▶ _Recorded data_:
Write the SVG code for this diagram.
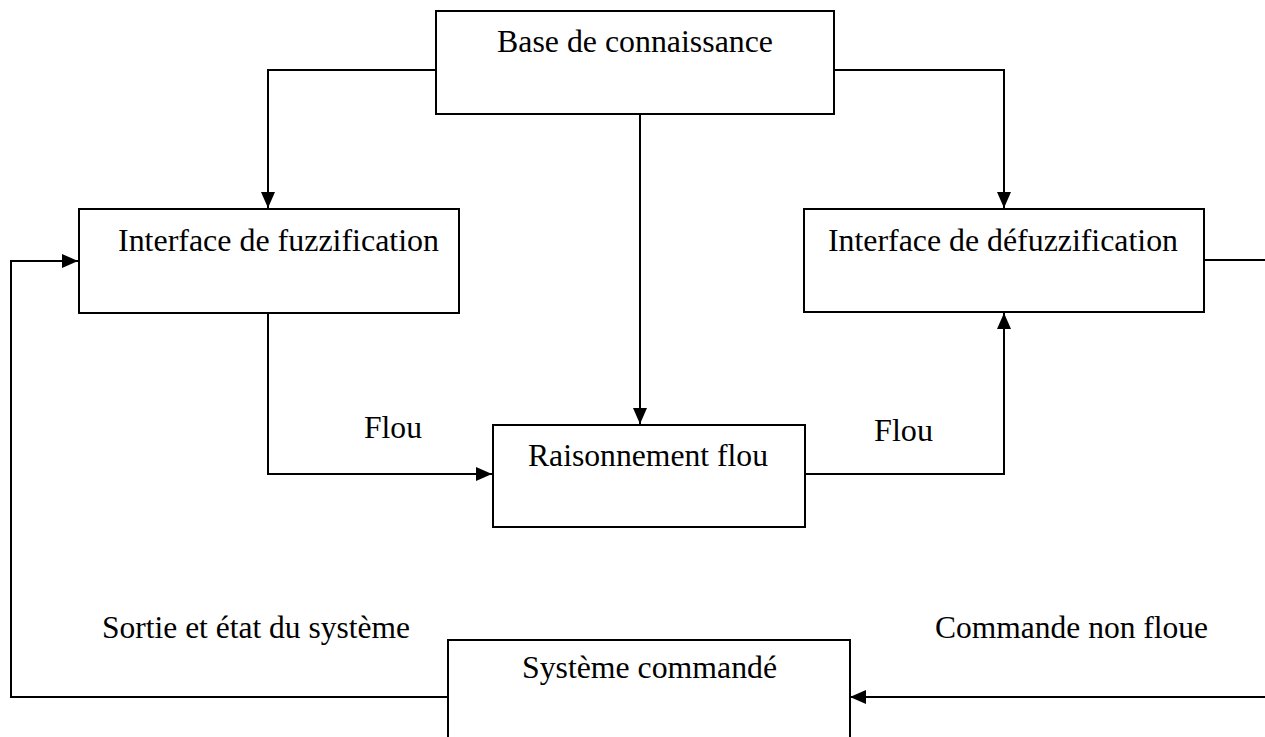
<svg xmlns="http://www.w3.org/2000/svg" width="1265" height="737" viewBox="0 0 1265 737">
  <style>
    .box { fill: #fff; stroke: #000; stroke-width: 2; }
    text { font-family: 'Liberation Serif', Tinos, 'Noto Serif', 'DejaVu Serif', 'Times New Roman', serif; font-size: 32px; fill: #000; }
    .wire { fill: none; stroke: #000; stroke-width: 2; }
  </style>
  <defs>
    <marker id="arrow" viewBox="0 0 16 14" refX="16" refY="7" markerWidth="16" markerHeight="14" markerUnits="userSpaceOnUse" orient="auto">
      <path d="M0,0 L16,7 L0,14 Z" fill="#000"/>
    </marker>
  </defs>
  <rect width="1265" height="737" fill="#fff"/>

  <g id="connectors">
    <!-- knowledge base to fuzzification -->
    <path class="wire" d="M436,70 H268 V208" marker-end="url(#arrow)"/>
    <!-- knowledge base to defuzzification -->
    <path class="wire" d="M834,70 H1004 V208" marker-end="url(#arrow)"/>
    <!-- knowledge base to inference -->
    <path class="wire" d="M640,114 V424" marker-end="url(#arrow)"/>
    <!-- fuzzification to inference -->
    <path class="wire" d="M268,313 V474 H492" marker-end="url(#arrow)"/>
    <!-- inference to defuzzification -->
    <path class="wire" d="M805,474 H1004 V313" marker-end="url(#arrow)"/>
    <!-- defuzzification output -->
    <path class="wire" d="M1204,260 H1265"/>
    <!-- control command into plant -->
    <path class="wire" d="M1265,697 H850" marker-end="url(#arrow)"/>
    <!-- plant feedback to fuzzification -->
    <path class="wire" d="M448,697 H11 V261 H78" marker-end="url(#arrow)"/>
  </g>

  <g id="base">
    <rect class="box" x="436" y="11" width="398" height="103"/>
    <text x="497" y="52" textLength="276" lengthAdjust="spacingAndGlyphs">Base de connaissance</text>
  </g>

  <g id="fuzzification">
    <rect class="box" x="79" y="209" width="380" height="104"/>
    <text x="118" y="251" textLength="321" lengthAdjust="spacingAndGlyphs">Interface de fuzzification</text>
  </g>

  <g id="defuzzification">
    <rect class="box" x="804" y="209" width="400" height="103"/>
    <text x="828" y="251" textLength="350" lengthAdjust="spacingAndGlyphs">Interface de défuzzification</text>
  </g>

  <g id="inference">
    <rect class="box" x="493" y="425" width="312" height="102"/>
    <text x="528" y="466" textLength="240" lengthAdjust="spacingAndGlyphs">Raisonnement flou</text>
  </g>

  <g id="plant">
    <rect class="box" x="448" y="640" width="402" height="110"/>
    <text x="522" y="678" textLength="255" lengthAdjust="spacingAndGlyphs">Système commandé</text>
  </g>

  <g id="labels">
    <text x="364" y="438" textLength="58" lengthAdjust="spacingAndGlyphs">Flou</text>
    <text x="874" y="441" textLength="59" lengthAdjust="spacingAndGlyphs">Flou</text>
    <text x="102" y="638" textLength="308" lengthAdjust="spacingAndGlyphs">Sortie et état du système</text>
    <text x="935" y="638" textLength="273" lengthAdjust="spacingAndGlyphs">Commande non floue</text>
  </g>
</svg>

...

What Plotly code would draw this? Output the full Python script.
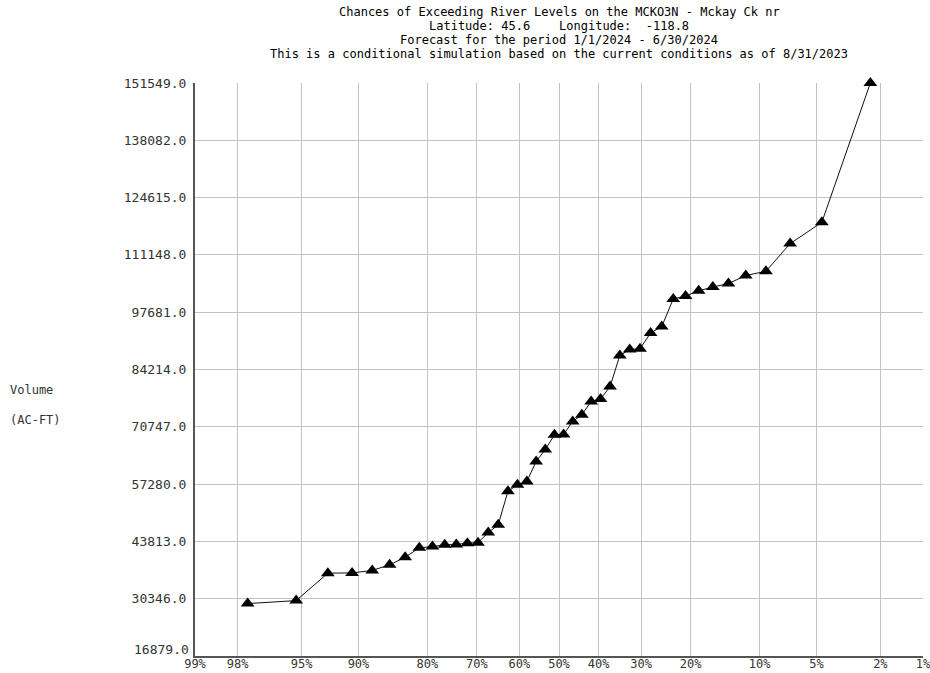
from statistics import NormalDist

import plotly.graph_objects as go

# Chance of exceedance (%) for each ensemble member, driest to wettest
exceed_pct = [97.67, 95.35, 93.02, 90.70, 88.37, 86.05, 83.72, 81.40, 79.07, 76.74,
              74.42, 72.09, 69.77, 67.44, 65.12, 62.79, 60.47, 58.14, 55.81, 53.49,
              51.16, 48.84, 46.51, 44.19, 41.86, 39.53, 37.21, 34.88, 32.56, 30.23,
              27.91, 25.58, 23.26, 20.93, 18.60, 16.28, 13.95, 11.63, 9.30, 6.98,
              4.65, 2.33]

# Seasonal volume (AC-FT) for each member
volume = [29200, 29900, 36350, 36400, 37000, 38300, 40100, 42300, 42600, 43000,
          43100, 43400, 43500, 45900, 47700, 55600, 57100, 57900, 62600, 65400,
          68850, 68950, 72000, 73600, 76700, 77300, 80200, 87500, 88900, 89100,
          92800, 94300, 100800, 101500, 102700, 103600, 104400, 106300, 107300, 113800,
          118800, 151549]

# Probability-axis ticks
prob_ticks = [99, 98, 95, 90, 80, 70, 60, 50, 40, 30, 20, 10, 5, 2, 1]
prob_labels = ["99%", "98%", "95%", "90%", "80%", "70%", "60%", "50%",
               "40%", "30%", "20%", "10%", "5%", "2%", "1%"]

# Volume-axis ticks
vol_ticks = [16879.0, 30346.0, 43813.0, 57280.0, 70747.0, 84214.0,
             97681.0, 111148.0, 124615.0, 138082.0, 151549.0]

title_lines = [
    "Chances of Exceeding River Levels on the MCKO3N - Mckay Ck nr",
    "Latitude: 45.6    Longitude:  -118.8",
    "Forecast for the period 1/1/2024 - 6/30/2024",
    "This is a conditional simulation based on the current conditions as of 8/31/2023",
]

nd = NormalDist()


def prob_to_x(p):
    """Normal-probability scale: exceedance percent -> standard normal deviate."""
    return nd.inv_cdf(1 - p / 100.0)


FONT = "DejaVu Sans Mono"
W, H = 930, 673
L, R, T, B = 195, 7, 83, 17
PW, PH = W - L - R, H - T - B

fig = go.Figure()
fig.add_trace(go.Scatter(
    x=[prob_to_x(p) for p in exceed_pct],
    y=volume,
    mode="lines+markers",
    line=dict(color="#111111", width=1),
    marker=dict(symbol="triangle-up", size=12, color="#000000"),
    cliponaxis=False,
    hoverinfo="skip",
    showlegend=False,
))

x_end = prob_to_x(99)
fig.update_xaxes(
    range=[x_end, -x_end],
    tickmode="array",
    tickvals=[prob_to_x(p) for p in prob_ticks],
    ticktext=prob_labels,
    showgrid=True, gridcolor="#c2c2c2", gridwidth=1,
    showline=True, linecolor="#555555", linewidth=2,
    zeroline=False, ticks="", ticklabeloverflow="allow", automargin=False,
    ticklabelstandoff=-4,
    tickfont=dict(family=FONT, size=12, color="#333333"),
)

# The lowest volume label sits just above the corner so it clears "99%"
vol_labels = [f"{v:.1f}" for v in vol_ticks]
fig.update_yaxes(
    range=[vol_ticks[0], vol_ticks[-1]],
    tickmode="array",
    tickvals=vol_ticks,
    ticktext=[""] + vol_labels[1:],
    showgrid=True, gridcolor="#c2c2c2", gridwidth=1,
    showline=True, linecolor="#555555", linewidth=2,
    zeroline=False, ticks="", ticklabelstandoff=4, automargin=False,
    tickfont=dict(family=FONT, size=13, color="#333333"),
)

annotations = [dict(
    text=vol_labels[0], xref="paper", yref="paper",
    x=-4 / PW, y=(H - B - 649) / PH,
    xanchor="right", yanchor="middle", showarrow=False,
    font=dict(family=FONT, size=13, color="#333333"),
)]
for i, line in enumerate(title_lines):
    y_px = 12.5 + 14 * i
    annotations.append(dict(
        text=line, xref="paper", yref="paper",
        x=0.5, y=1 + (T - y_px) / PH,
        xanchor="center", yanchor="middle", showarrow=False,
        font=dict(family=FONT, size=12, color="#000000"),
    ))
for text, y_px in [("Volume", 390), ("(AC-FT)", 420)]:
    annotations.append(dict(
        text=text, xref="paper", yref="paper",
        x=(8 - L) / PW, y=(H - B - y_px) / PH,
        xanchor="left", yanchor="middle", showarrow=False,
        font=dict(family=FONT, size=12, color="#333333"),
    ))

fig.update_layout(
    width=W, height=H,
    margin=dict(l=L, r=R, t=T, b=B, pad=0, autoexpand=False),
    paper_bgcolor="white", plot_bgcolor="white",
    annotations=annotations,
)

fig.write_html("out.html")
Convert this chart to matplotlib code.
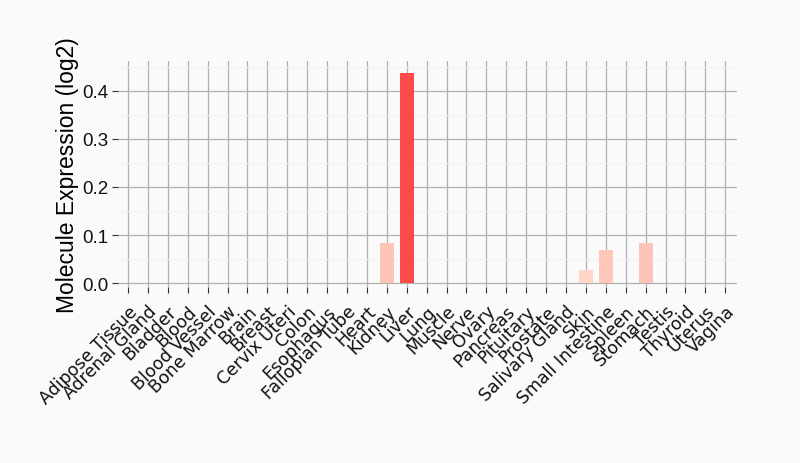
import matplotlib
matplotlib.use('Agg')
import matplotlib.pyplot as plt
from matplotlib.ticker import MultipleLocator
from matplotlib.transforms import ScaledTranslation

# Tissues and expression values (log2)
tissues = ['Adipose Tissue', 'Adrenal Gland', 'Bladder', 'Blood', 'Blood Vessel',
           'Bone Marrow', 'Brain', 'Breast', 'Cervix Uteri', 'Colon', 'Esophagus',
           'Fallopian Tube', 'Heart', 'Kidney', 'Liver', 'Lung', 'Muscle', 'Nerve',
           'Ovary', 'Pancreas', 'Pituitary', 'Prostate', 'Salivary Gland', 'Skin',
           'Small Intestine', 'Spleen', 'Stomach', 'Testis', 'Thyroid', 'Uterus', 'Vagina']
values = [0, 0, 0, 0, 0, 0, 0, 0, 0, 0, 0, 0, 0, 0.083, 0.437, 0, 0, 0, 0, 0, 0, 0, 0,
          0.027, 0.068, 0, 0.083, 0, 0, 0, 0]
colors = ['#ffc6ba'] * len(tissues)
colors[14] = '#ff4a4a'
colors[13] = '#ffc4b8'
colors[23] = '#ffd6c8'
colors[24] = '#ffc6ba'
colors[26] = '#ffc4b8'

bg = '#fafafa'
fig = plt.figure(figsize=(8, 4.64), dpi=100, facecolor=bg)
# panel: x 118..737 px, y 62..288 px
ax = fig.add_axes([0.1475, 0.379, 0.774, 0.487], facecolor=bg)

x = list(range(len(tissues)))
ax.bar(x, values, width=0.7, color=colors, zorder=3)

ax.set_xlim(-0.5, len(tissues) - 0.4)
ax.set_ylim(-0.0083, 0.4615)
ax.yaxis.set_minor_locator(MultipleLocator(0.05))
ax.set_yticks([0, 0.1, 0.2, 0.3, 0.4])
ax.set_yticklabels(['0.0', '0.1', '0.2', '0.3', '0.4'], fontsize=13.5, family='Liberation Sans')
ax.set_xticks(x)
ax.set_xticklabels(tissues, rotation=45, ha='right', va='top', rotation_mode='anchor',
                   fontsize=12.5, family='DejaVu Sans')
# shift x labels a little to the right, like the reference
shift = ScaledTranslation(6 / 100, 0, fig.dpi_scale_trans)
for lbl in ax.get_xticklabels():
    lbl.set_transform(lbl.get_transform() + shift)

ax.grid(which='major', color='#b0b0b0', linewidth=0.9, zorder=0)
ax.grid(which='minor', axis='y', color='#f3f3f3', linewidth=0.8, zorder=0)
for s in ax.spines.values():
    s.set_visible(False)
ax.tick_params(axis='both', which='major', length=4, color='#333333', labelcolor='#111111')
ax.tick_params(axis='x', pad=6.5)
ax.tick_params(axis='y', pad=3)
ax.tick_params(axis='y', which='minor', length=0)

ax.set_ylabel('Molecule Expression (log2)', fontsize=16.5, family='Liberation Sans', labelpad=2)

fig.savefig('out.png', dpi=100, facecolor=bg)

▶ _Problem statement_:
Give again, word for word, the lines from the one that contains "Convert this chart to matplotlib code." to the one that contains "ax.bar(x, values, width=0.7, color=colors, zorder=3)", both included. Omit the pictures.

▶ _Result of this task_:
Convert this chart to matplotlib code.
import matplotlib
matplotlib.use('Agg')
import matplotlib.pyplot as plt
from matplotlib.ticker import MultipleLocator
from matplotlib.transforms import ScaledTranslation

# Tissues and expression values (log2)
tissues = ['Adipose Tissue', 'Adrenal Gland', 'Bladder', 'Blood', 'Blood Vessel',
           'Bone Marrow', 'Brain', 'Breast', 'Cervix Uteri', 'Colon', 'Esophagus',
           'Fallopian Tube', 'Heart', 'Kidney', 'Liver', 'Lung', 'Muscle', 'Nerve',
           'Ovary', 'Pancreas', 'Pituitary', 'Prostate', 'Salivary Gland', 'Skin',
           'Small Intestine', 'Spleen', 'Stomach', 'Testis', 'Thyroid', 'Uterus', 'Vagina']
values = [0, 0, 0, 0, 0, 0, 0, 0, 0, 0, 0, 0, 0, 0.083, 0.437, 0, 0, 0, 0, 0, 0, 0, 0,
          0.027, 0.068, 0, 0.083, 0, 0, 0, 0]
colors = ['#ffc6ba'] * len(tissues)
colors[14] = '#ff4a4a'
colors[13] = '#ffc4b8'
colors[23] = '#ffd6c8'
colors[24] = '#ffc6ba'
colors[26] = '#ffc4b8'

bg = '#fafafa'
fig = plt.figure(figsize=(8, 4.64), dpi=100, facecolor=bg)
# panel: x 118..737 px, y 62..288 px
ax = fig.add_axes([0.1475, 0.379, 0.774, 0.487], facecolor=bg)

x = list(range(len(tissues)))
ax.bar(x, values, width=0.7, color=colors, zorder=3)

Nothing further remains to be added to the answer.